• **Objective**
From the records below, print only the part that opens with the line containing "What TikZ code" and closes with the line containing "(giris) at (522,1526.5)"; omit the pictures.

BEGIN Provided entries

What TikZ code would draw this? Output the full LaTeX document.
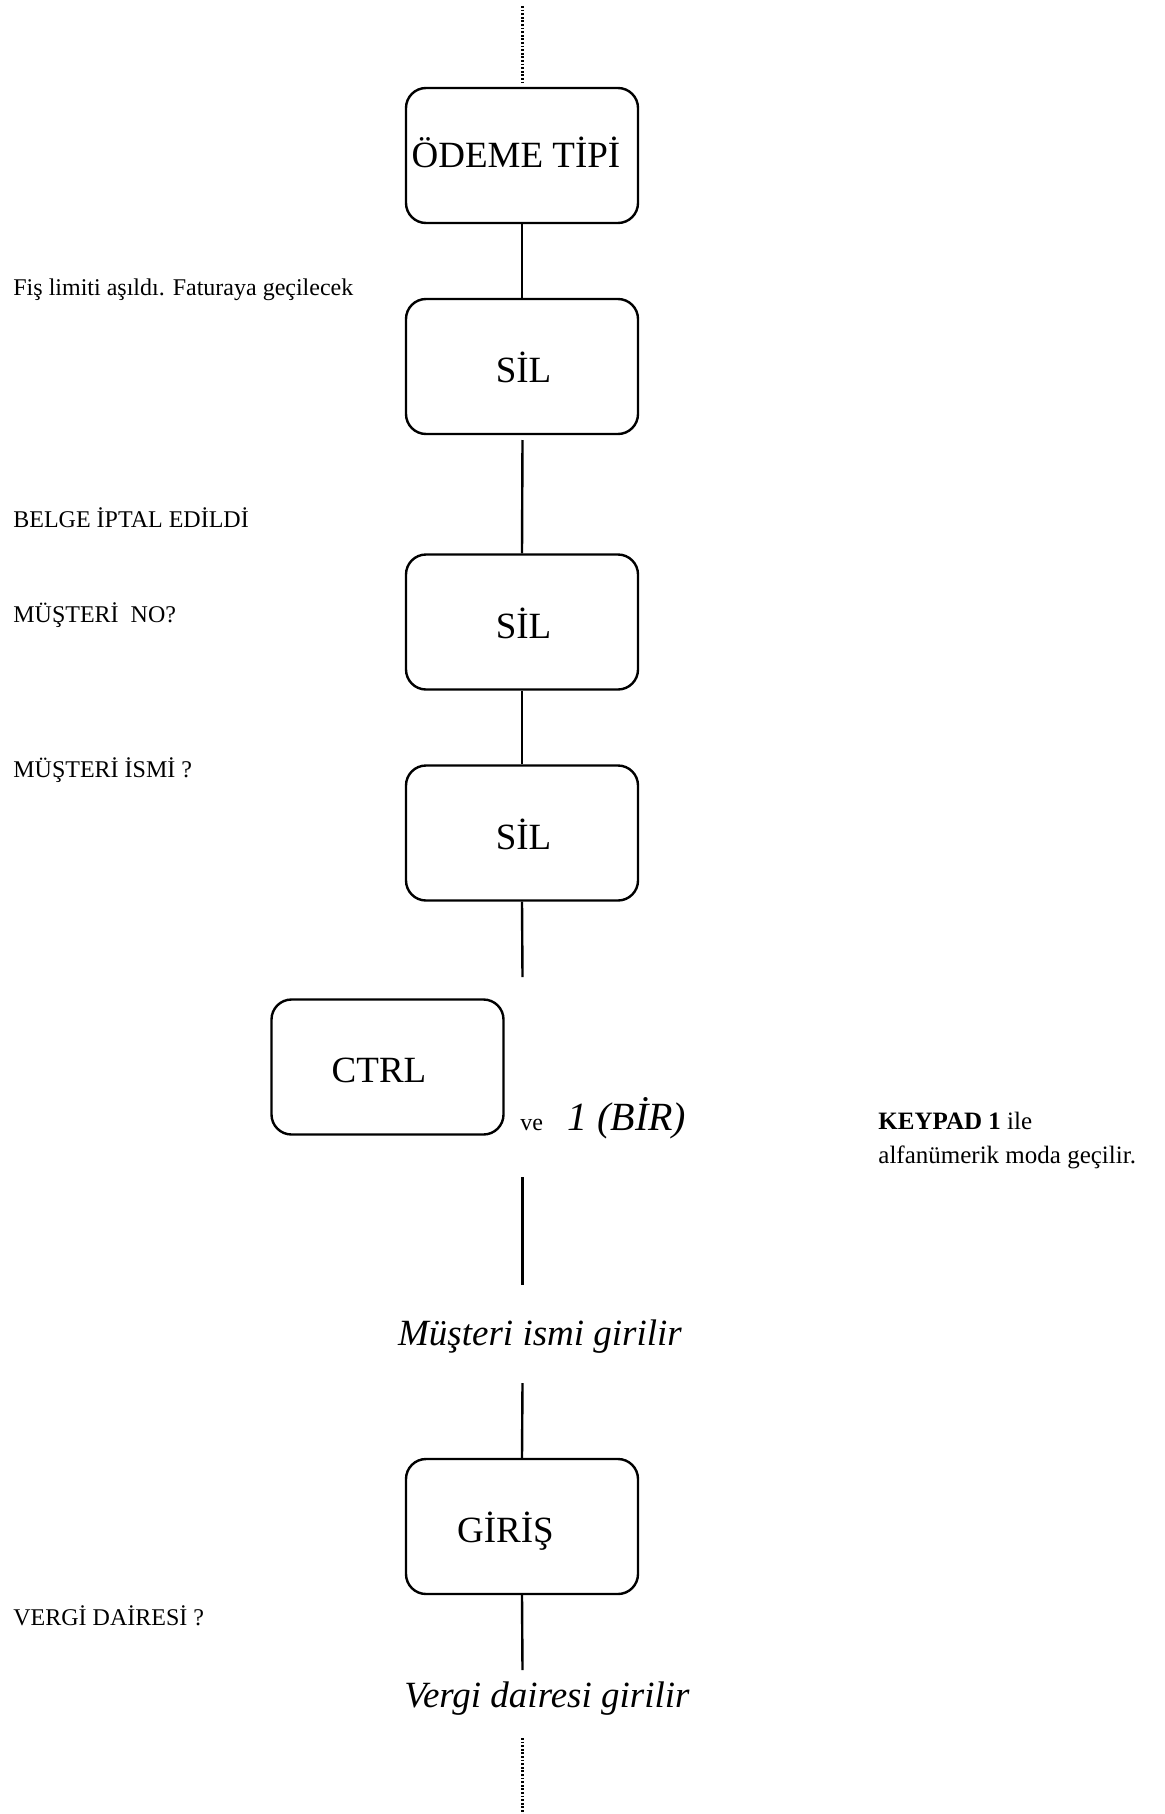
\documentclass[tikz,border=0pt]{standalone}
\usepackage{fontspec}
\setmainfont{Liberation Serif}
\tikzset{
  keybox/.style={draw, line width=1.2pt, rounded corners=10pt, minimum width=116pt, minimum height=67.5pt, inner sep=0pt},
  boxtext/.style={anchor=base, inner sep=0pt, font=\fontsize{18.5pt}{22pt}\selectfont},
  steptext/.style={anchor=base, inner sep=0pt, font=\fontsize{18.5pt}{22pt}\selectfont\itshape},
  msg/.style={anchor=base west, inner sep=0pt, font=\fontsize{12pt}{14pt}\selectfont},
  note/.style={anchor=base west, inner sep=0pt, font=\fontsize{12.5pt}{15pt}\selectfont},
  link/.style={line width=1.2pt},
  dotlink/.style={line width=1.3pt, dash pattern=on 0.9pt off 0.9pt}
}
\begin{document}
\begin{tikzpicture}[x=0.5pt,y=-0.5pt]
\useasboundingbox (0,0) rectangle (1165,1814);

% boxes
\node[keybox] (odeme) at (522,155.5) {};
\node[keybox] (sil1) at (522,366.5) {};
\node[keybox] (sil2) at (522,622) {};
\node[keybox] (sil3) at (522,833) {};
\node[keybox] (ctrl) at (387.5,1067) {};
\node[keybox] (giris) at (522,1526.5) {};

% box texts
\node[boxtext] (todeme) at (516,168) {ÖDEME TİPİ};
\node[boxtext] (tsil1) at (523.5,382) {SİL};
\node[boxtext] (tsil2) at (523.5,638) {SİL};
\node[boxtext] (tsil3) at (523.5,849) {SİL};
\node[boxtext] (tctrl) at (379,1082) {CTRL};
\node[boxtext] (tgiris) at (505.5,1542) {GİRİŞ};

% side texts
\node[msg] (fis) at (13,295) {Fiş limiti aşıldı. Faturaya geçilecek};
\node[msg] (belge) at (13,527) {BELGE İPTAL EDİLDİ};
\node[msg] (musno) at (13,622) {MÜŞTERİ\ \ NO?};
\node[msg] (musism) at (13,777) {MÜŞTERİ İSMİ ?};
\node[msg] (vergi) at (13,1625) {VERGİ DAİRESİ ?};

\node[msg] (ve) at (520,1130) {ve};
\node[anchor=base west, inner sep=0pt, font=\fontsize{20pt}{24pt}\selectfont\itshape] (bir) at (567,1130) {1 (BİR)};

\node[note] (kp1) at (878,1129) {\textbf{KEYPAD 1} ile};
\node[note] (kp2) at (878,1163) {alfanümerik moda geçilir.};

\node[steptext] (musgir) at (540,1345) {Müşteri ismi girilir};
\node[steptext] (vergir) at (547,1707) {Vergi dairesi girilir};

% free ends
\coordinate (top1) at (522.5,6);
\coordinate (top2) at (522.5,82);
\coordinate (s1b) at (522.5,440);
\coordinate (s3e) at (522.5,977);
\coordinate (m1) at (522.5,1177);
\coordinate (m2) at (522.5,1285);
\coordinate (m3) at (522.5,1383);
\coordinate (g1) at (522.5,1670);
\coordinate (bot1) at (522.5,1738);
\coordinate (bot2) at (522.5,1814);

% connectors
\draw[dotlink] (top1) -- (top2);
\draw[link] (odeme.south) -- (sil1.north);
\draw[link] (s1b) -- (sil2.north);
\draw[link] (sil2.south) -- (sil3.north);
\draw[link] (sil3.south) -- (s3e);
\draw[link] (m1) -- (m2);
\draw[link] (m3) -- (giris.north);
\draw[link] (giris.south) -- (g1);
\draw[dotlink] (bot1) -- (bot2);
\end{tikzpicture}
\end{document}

END Provided entries
BEGIN Provided entries

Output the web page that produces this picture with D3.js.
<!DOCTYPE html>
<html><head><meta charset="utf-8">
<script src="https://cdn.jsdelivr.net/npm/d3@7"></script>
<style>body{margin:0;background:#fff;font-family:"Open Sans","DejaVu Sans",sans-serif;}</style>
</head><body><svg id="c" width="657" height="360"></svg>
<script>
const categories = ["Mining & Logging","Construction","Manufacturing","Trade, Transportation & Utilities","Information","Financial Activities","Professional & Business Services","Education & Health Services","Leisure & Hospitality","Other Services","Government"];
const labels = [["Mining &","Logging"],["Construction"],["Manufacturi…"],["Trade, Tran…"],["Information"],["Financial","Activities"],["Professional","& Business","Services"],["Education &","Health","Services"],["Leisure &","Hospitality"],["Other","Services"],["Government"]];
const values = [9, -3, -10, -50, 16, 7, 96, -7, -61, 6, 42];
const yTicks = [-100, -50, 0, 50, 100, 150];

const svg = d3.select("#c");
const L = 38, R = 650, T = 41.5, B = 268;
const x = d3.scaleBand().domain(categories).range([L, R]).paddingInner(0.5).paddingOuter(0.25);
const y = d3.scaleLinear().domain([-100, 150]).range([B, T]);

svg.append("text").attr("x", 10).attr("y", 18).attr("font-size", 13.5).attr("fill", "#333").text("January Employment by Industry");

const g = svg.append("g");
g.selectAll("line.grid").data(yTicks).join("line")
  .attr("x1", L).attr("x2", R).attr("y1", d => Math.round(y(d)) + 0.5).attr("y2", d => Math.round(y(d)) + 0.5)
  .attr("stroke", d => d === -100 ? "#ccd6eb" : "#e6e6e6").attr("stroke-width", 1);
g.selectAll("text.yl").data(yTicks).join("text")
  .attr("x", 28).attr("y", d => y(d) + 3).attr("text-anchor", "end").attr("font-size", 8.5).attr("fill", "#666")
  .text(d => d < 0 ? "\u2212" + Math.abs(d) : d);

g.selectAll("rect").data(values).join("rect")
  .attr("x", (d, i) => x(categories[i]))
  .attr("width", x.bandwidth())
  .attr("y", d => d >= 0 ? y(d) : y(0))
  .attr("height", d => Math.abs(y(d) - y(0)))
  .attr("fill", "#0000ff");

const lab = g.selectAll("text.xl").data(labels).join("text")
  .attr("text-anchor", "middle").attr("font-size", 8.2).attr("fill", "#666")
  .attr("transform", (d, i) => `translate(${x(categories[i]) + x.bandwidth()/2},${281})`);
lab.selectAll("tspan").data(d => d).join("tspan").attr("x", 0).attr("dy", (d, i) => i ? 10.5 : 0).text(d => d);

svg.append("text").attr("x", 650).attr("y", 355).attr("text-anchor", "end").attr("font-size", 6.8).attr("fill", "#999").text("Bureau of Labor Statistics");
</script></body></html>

END Provided entries

• **Correct answer**
What TikZ code would draw this? Output the full LaTeX document.
\documentclass[tikz,border=0pt]{standalone}
\usepackage{fontspec}
\setmainfont{Liberation Serif}
\tikzset{
  keybox/.style={draw, line width=1.2pt, rounded corners=10pt, minimum width=116pt, minimum height=67.5pt, inner sep=0pt},
  boxtext/.style={anchor=base, inner sep=0pt, font=\fontsize{18.5pt}{22pt}\selectfont},
  steptext/.style={anchor=base, inner sep=0pt, font=\fontsize{18.5pt}{22pt}\selectfont\itshape},
  msg/.style={anchor=base west, inner sep=0pt, font=\fontsize{12pt}{14pt}\selectfont},
  note/.style={anchor=base west, inner sep=0pt, font=\fontsize{12.5pt}{15pt}\selectfont},
  link/.style={line width=1.2pt},
  dotlink/.style={line width=1.3pt, dash pattern=on 0.9pt off 0.9pt}
}
\begin{document}
\begin{tikzpicture}[x=0.5pt,y=-0.5pt]
\useasboundingbox (0,0) rectangle (1165,1814);

% boxes
\node[keybox] (odeme) at (522,155.5) {};
\node[keybox] (sil1) at (522,366.5) {};
\node[keybox] (sil2) at (522,622) {};
\node[keybox] (sil3) at (522,833) {};
\node[keybox] (ctrl) at (387.5,1067) {};
\node[keybox] (giris) at (522,1526.5) {};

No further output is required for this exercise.